## Task description:
Take the lines from the top down to and including the one with "124400000, 135900000, 143800000];" and repeat them exactly. Omit images.

════════

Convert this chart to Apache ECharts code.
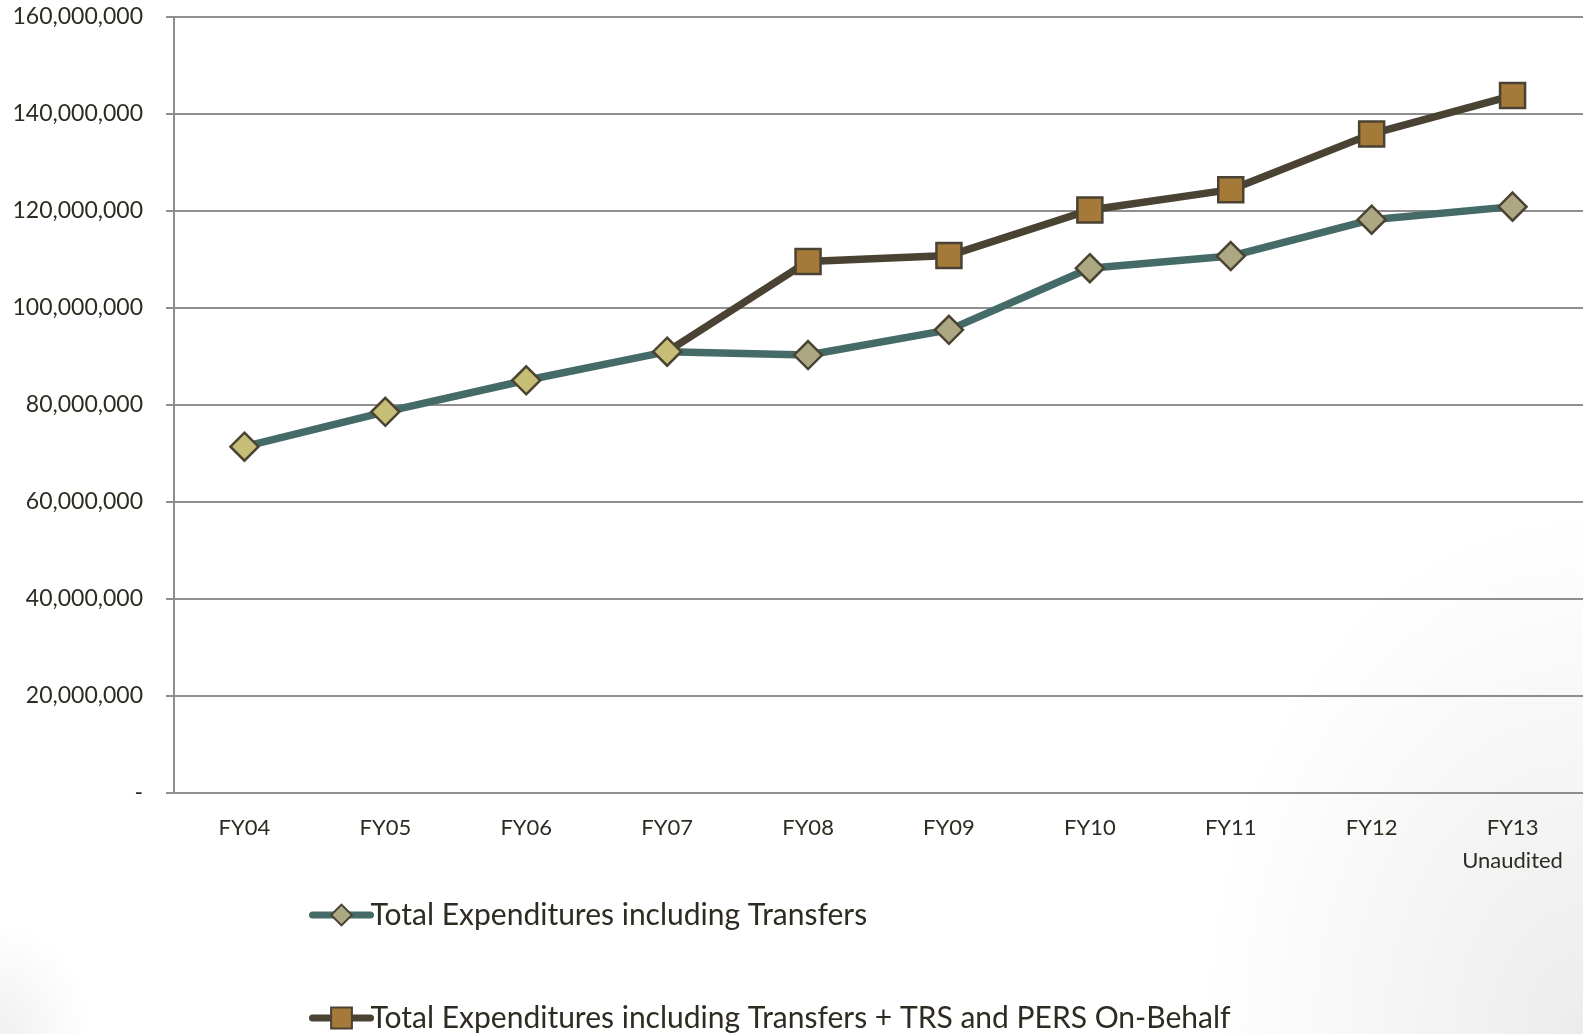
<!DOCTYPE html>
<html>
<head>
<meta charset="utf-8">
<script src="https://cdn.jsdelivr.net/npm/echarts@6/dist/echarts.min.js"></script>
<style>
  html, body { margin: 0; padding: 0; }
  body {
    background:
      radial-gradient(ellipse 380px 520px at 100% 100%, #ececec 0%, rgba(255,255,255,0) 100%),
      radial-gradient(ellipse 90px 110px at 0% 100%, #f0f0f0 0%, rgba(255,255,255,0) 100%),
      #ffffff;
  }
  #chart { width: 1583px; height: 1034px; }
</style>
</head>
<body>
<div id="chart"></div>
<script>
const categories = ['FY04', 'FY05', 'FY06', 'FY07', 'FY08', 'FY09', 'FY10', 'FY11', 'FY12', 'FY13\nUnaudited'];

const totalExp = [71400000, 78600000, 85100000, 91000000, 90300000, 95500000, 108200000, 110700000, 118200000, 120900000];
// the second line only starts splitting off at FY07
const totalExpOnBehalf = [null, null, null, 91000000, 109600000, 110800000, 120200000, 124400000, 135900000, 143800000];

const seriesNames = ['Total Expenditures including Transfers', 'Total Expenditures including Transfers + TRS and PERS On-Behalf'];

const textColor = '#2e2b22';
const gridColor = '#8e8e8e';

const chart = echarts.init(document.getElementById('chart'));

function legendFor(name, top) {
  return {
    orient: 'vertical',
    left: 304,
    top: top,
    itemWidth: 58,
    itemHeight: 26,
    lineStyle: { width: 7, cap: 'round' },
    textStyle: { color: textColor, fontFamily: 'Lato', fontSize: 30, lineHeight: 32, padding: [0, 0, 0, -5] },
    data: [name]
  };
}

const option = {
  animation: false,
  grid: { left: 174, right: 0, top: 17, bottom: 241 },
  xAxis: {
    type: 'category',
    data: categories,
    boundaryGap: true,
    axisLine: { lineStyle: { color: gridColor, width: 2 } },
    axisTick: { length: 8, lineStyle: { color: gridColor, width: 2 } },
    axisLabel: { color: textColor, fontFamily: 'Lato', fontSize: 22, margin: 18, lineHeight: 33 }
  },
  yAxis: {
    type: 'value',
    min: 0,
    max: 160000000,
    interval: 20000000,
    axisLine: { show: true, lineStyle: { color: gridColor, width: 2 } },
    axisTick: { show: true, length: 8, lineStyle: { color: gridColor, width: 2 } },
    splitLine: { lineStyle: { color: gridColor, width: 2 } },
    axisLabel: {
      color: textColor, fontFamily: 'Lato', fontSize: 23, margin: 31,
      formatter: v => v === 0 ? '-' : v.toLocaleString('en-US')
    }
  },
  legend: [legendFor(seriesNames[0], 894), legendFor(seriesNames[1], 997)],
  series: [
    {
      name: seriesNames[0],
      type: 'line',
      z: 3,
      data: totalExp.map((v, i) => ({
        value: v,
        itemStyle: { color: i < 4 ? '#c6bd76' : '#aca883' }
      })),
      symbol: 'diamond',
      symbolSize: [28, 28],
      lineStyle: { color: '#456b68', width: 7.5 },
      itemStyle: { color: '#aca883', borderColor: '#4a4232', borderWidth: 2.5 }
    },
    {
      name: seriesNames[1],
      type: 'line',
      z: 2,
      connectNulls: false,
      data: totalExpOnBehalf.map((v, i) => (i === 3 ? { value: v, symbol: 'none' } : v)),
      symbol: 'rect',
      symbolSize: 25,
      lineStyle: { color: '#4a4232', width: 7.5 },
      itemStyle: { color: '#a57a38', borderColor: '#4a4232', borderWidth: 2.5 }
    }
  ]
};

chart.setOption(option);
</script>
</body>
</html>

════════

## Expected answer:
Convert this chart to Apache ECharts code.
<!DOCTYPE html>
<html>
<head>
<meta charset="utf-8">
<script src="https://cdn.jsdelivr.net/npm/echarts@6/dist/echarts.min.js"></script>
<style>
  html, body { margin: 0; padding: 0; }
  body {
    background:
      radial-gradient(ellipse 380px 520px at 100% 100%, #ececec 0%, rgba(255,255,255,0) 100%),
      radial-gradient(ellipse 90px 110px at 0% 100%, #f0f0f0 0%, rgba(255,255,255,0) 100%),
      #ffffff;
  }
  #chart { width: 1583px; height: 1034px; }
</style>
</head>
<body>
<div id="chart"></div>
<script>
const categories = ['FY04', 'FY05', 'FY06', 'FY07', 'FY08', 'FY09', 'FY10', 'FY11', 'FY12', 'FY13\nUnaudited'];

const totalExp = [71400000, 78600000, 85100000, 91000000, 90300000, 95500000, 108200000, 110700000, 118200000, 120900000];
// the second line only starts splitting off at FY07
const totalExpOnBehalf = [null, null, null, 91000000, 109600000, 110800000, 120200000, 124400000, 135900000, 143800000];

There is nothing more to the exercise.